Tailoring Coordination Microenvironment of Cu(I) in Metal-Organic Frameworks for Enhancing Electroreduction of CO2 to CH4

The coordination microenvironment of metal active sites in metal-organic frameworks (MOFs) plays a crucial role in its performance for electrochemical CO2 reduction reaction (CO2RR). However, it remains a challenge to clarify the structure-performance relationship for CO2RR catalyzed by MOFs. Herein, a series of MOFs with different coordination microenvironments of Cu(I) sites (Cu-Cl, Cu-Br, and Cu-I) to evaluate their performances for CO2RR is synthesized. With the increasing radius of halogen atom, the CO2 adsorption capacity increases and d-band center of Cu positively shifts to the Fermi level, leading to enhance the selectivity of CO2 to CH4 conversion. Cu-I gives the highest total Faradaic efficiency (FE) of 83.2%, with a FE of CH4 up to 57.2% and CH4 partial current density of 60.7 mA cm(-2) at -1.08 V versus reversible hydrogen electrode.

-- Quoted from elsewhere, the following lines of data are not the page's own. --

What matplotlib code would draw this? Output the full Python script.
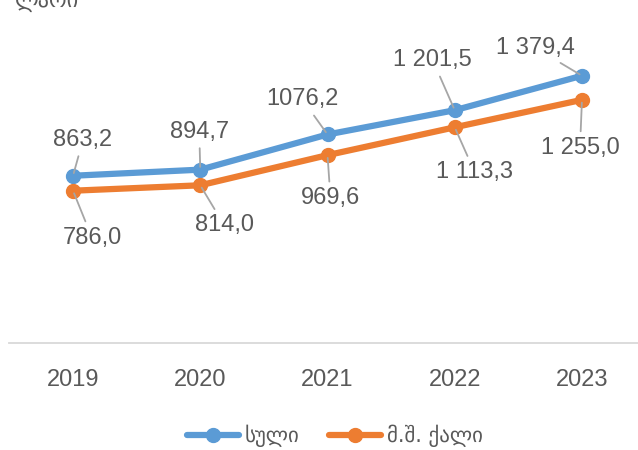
import matplotlib
matplotlib.use('Agg')
import matplotlib.pyplot as plt

years = ['2019', '2020', '2021', '2022', '2023']
total = [863.2, 894.7, 1076.2, 1201.5, 1379.4]
women = [786.0, 814.0, 969.6, 1113.3, 1255.0]
total_labels = ['863,2', '894,7', '1076,2', '1 201,5', '1 379,4']
women_labels = ['786,0', '814,0', '969,6', '1 113,3', '1 255,0']
series_names = ['სული', 'მ.შ. ქალი']
unit = 'ლარი'

# label offsets in pixels (dx, dy) from each point
total_offsets = [(10, 36), (-1, 38), (-25, 35), (-22, 50), (-47, 28)]
women_offsets = [(19, -47), (24, -40), (3, -43), (20, -45), (-2, -48)]

blue = '#5b9bd5'
orange = '#ed7d31'
text_color = '#595959'
fonts = ['Liberation Sans', 'DejaVu Sans']

plt.rcParams['font.family'] = fonts

fig = plt.figure(figsize=(6.38, 4.5), dpi=100)
ax = fig.add_axes([9.4 / 638, 107 / 450, 636.2 / 638, 310 / 450])

x = list(range(len(years)))
ax.plot(x, total, color=blue, lw=4.5, marker='o', ms=10, solid_capstyle='round',
        label=series_names[0], zorder=3)
ax.plot(x, women, color=orange, lw=4.5, marker='o', ms=10, solid_capstyle='round',
        label=series_names[1], zorder=3)

for xi, v, lab, off in zip(x, total, total_labels, total_offsets):
    ax.annotate(lab, (xi, v), xytext=off, textcoords='offset pixels',
                ha='center', va='center', fontsize=17, color=text_color,
                arrowprops=dict(arrowstyle='-', color='#a6a6a6', lw=1.3,
                                shrinkA=2, shrinkB=2))
for xi, v, lab, off in zip(x, women, women_labels, women_offsets):
    ax.annotate(lab, (xi, v), xytext=off, textcoords='offset pixels',
                ha='center', va='center', fontsize=17, color=text_color,
                arrowprops=dict(arrowstyle='-', color='#a6a6a6', lw=1.3,
                                shrinkA=2, shrinkB=2))

ax.set_xlim(-0.5, len(years) - 0.5)
ax.set_ylim(0, 1600)
ax.set_xticks(x)
ax.set_xticklabels(years, fontsize=17, color=text_color)
ax.set_yticks([])
ax.tick_params(axis='x', length=0, pad=19)
for side in ['top', 'right', 'left']:
    ax.spines[side].set_visible(False)
ax.spines['bottom'].set_color('#d9d9d9')
ax.spines['bottom'].set_linewidth(1.3)
ax.patch.set_alpha(0)

fig.text(15 / 638, 1.0, unit, ha='left', va='center', fontsize=16,
         color=text_color, family=['DejaVu Sans'])

fig.legend(loc='center', bbox_to_anchor=(335 / 638, 14 / 450), ncol=2,
           frameon=False, prop={'family': ['DejaVu Sans'], 'size': 15},
           labelcolor=text_color, handlelength=2.5, columnspacing=1.4,
           handletextpad=0.3)

fig.savefig('out.png', dpi=100)
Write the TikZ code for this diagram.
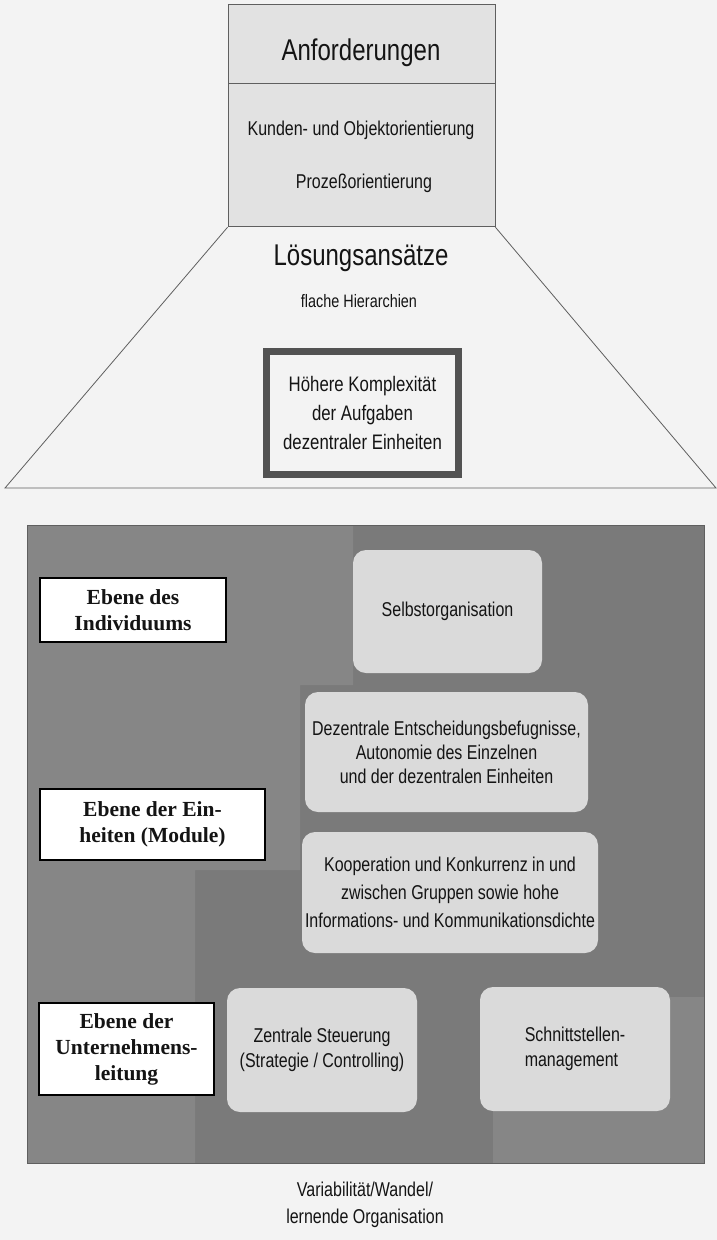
\documentclass[tikz,border=0pt]{standalone}
\usepackage{fontspec}
\setmainfont{Liberation Serif}
\newfontfamily\narrowsans[FakeStretch=0.8]{Liberation Sans}
\usetikzlibrary{positioning,backgrounds}
\definecolor{pagebg}{RGB}{243,243,243}
\definecolor{headfill}{RGB}{226,226,226}
\definecolor{panel}{RGB}{122,122,122}
\definecolor{panellight}{RGB}{134,134,134}
\definecolor{boxfill}{RGB}{218,218,218}
\definecolor{frame}{RGB}{95,95,95}
\definecolor{taskframe}{RGB}{82,82,82}
\definecolor{ink}{RGB}{20,20,20}
\newcommand{\sansat}[2]{\narrowsans\fontsize{#1}{#2}\selectfont}

\begin{document}
\begin{tikzpicture}[x=1pt, y=-1pt,
    every node/.style={text=ink},
    headbox/.style={rectangle, draw=frame, line width=0.8pt, fill=headfill,
                    minimum width=267pt, inner sep=0pt},
    bigtext/.style={font=\sansat{30}{36}, inner sep=0pt, anchor=base},
    smalltext/.style={font=\sansat{20}{24}, inner sep=0pt, anchor=base},
    taskbox/.style={rectangle, draw=taskframe, line width=7pt, fill=pagebg,
                    minimum width=192pt, minimum height=123pt, align=center,
                    font=\sansat{21}{29}, inner sep=0pt},
    levelbox/.style={rectangle, draw=black, line width=1.2pt, fill=white,
                     align=center, inner sep=0pt,
                     font=\fontsize{21.5}{26}\selectfont\bfseries},
    featbox/.style={rectangle, rounded corners=13pt, fill=boxfill, align=center,
                    inner sep=2pt, font=\sansat{20}{25}},
    edge/.style={draw=frame, line width=0.8pt}
]

\useasboundingbox (0,0) rectangle (717,1240);

\node[headbox, minimum height=79pt] (anfhead) at (361.5,43.5) {};
\node[headbox, minimum height=143pt, below=0pt of anfhead] (anfbody) {};

\node[bigtext] (anftitle) at (361,60) {Anforderungen};
\node[smalltext] (kunden) at (361,135) {Kunden- und Objektorientierung};
\node[smalltext] (prozess) at (364,188) {Prozeßorientierung};

\coordinate (trapl) at (5,488);
\coordinate (trapr) at (716,488);
\draw[edge] (anfbody.south west) -- (trapl) -- (trapr) -- (anfbody.south east);

\node[bigtext] (loesung) at (361,265) {Lösungsansätze};
\node[smalltext, font=\sansat{18}{22}] (flach) at (359,307) {flache Hierarchien};

\node[taskbox] (komplex) at (362.5,413) {Höhere Komplexität\\der Aufgaben\\dezentraler Einheiten};

\node[levelbox, minimum width=186pt, minimum height=64pt] (indiv) at (133,610) {Ebene des\\Individuums};
\node[levelbox, minimum width=225pt, minimum height=71pt] (einh) at (152.5,824.5) {Ebene der Ein-\\heiten (Module)};
\node[levelbox, minimum width=175pt, minimum height=92pt] (leitung) at (126.5,1049) {Ebene der\\Unternehmens-\\leitung};

\node[featbox, minimum width=189pt, minimum height=123pt] (selbst) at (447.5,611.5) {Selbstorganisation};
\node[featbox, minimum width=283pt, minimum height=120pt, font=\sansat{20}{24}] (dezent) at (446.5,752) {Dezentrale Entscheidungsbefugnisse,\\Autonomie des Einzelnen\\und der dezentralen Einheiten};
\node[featbox, minimum width=296pt, minimum height=121pt, font=\sansat{20}{28}] (koop) at (450,892.5) {Kooperation und Konkurrenz in und\\zwischen Gruppen sowie hohe\\Informations- und Kommunikationsdichte};
\node[featbox, minimum width=190pt, minimum height=124pt] (zentral) at (322,1050) {Zentrale Steuerung\\(Strategie / Controlling)};
\node[featbox, minimum width=190pt, minimum height=124pt, align=left] (schnitt) at (575,1049) {Schnittstellen-\\management};

\node[smalltext] (wandel) at (365,1196) {Variabilität/Wandel/};
\node[smalltext] (lernend) at (365,1223) {lernende Organisation};

\begin{scope}[on background layer]
\fill[pagebg] (0,0) rectangle (717,1240);
\fill[panel] (27,525) rectangle (704,1163);
\fill[panellight] (27,525) -- (353,525) -- (353,685) -- (300,685) -- (300,870) -- (195,870) -- (195,1163) -- (27,1163) -- cycle;
\fill[panellight] (493,997) rectangle (704,1163);
\draw[draw=frame, line width=1pt] (27,525) rectangle (704,1163);
\end{scope}

\end{tikzpicture}
\end{document}
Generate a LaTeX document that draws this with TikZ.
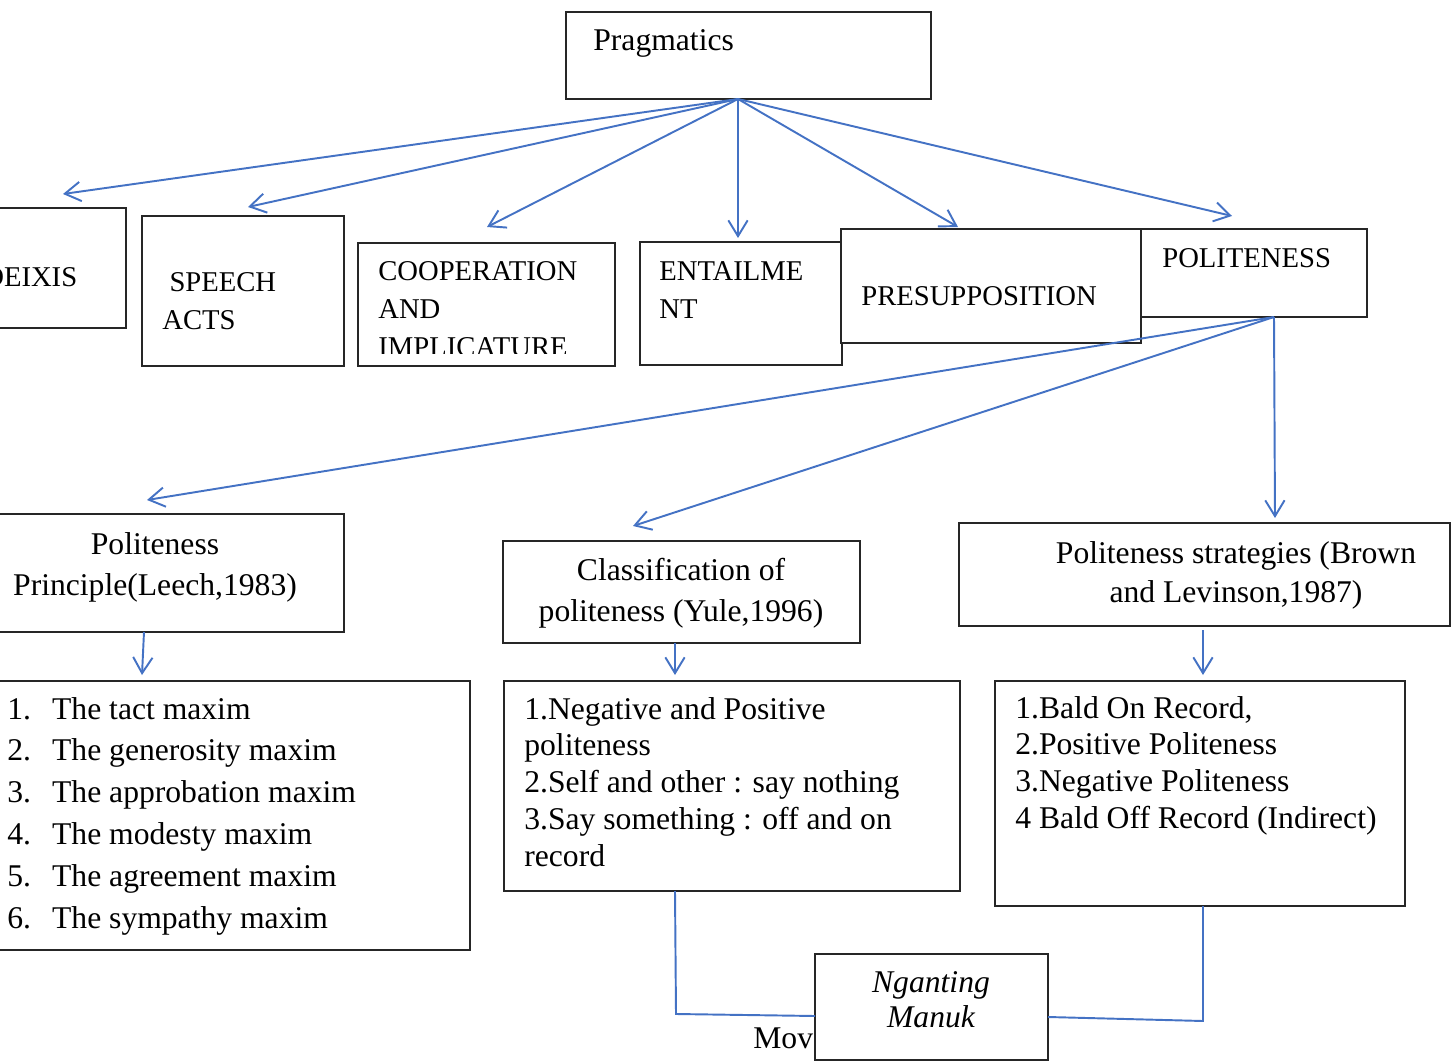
\documentclass[tikz,border=0pt]{standalone}
\usepackage{fontspec}
\setmainfont{Liberation Serif}
\usepackage{tikz}
\usetikzlibrary{arrows.meta,fit}
\definecolor{wordblue}{RGB}{68,114,196}

\newcommand{\capsfont}{\fontsize{16.3}{21.9}\selectfont}
\newcommand{\bodyfont}{\fontsize{18}{23.9}\selectfont}
\newcommand{\listfont}{\fontsize{18}{21}\selectfont}
\newcommand{\rowsl}[1]{\begin{tabular}[t]{@{}l@{}}#1\end{tabular}}
\newcommand{\rowsc}[1]{\begin{tabular}[t]{@{}c@{}}#1\end{tabular}}

\tikzset{
  box/.style={draw=black!85, line width=0.8pt, fill=white, inner sep=0pt},
  txt/.style={anchor=base west, inner sep=0pt},
  ctxt/.style={anchor=base, inner sep=0pt},
  arr/.style={draw=wordblue, line width=1.1pt, -{Straight Barb[length=9pt,width=11pt]}},
  link/.style={draw=wordblue, line width=1.1pt},
}

\begin{document}
\begin{tikzpicture}[x=0.02cm, y=-0.02cm]
    \useasboundingbox (0,0) rectangle (1451,1061);
    \clip (0,0) rectangle (1451,1061);

    % text half hidden by the last box
    \node[txt, font=\bodyfont] (move) at (753,1048) {Move};

    % top row
    \node[box, fit={(566,12) (931,99)}] (prag) {};
    \node[box, fit={(-40,208) (126,328)}] (deixis) {};
    \node[box, fit={(142,216) (344,366)}] (speech) {};
    \node[box, fit={(358,243) (615,366)}] (coop) {};
    \node[box, fit={(640,242) (842,365)}] (entail) {};
    \node[box, fit={(841,229) (1141,343)}] (presup) {};
    \node[box, fit={(1141,229) (1367,317)}] (polite) {};

    % second row
    \node[box, fit={(-40,514) (344,632)}] (leech) {};
    \node[box, fit={(503,541) (860,643)}] (yule) {};
    \node[box, fit={(959,523) (1450,626)}] (brown) {};

    % lists
    \node[box, fit={(-40,681) (470,950)}] (maxims) {};
    \node[box, fit={(504,681) (960,891)}] (kinds) {};
    \node[box, fit={(995,681) (1405,906)}] (strat) {};
    \node[box, fit={(815,954) (1048,1060)}] (manuk) {};

    % texts
    \node[txt, font=\bodyfont] (pragT) at (593,51) {Pragmatics};
    \node[txt, font=\capsfont] (deixisT) at (-17,286) {DEIXIS};
    \node[txt, font=\capsfont] (speechT) at (162,291) {\rowsl{\ SPEECH\\ACTS}};
    \begin{scope}
        \clip (358,243) rectangle (615,353);
        \node[txt, font=\capsfont] (coopT) at (378,280) {\rowsl{COOPERATION\\AND\\IMPLICATURE}};
    \end{scope}
    \node[txt, font=\capsfont] (entailT) at (659,280) {\rowsl{ENTAILME\\NT}};
    \node[txt, font=\capsfont] (presupT) at (861,305) {PRESUPPOSITION};
    \node[txt, font=\capsfont] (politeT) at (1162,267) {POLITENESS};

    \node[ctxt, font=\bodyfont] (leechT) at (155,554) {\rowsc{Politeness\\Principle(Leech,1983)}};
    \node[ctxt, font=\bodyfont] (yuleT) at (681,580) {\rowsc{Classification of\\politeness (Yule,1996)}};
    \node[ctxt, font=\fontsize{18}{22.7}\selectfont] (brownT) at (1236,563) {\rowsc{Politeness strategies (Brown\\and Levinson,1987)}};

    \node[txt, font=\bodyfont] (maximsT) at (7,719) {\begin{tabular}[t]{@{}p{25.5pt}@{}l@{}}
        1.&The tact maxim\\
        2.&The generosity maxim\\
        3.&The approbation maxim\\
        4.&The modesty maxim\\
        5.&The agreement maxim\\
        6.&The sympathy maxim
    \end{tabular}};
    \node[txt, font=\listfont] (kindsT) at (524,719) {\rowsl{1.Negative and Positive\\politeness\\2.Self and other : say nothing\\3.Say something : off and on\\record}};
    \node[txt, font=\listfont] (stratT) at (1015,718) {\rowsl{1.Bald On Record,\\2.Positive Politeness\\3.Negative Politeness\\4 Bald Off Record (Indirect)}};
    \node[ctxt, font=\fontsize{18}{20.4}\selectfont\itshape] (manukT) at (931,992) {\rowsc{Nganting\\Manuk}};

    % arrow ends
    \coordinate (pragB) at (738,99);
    \coordinate (tDeixis) at (63,194);
    \coordinate (tSpeech) at (248,207);
    \coordinate (tCoop) at (487,227);
    \coordinate (tEntail) at (738,238);
    \coordinate (tPresup) at (958,227);
    \coordinate (tPolite) at (1232,216);
    \coordinate (politeB) at (1274,317);
    \coordinate (tLeech) at (147,500);
    \coordinate (tYule) at (633,526);
    \coordinate (tBrown) at (1275,518);
    \coordinate (leechB) at (144,632);
    \coordinate (tMaxims) at (142,675);
    \coordinate (yuleB) at (675,643);
    \coordinate (tKinds) at (675,675);
    \coordinate (brownB) at (1203,630);
    \coordinate (tStrat) at (1203,675);
    \coordinate (kindsB) at (675,891);
    \coordinate (kindsC) at (676,1014);
    \coordinate (manukW) at (815,1016);
    \coordinate (stratB) at (1203,906);
    \coordinate (stratC) at (1203,1021);
    \coordinate (manukE) at (1048,1017);

    \foreach \t in {tDeixis,tSpeech,tCoop,tEntail,tPresup,tPolite}
        \draw[arr] (pragB) -- (\t);
    \foreach \t in {tLeech,tYule,tBrown}
        \draw[arr] (politeB) -- (\t);
    \draw[arr] (leechB) -- (tMaxims);
    \draw[arr] (yuleB) -- (tKinds);
    \draw[arr] (brownB) -- (tStrat);

    \draw[link] (kindsB) -- (kindsC) -- (manukW);
    \draw[link] (stratB) -- (stratC) -- (manukE);
\end{tikzpicture}
\end{document}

Theoretical calculations reveal that the shifted d-band center of Cu site contributes to reduced formation energies of *CH2O and *CH3O intermediates, which is the potential-determining step of CO2RR and thus facilitates the electrocatalytic CO2 reduction to CH4. This study opens a new avenue for studying the relationship between the coordination microenvironment of active site and electroreduction reaction performance of MOFs.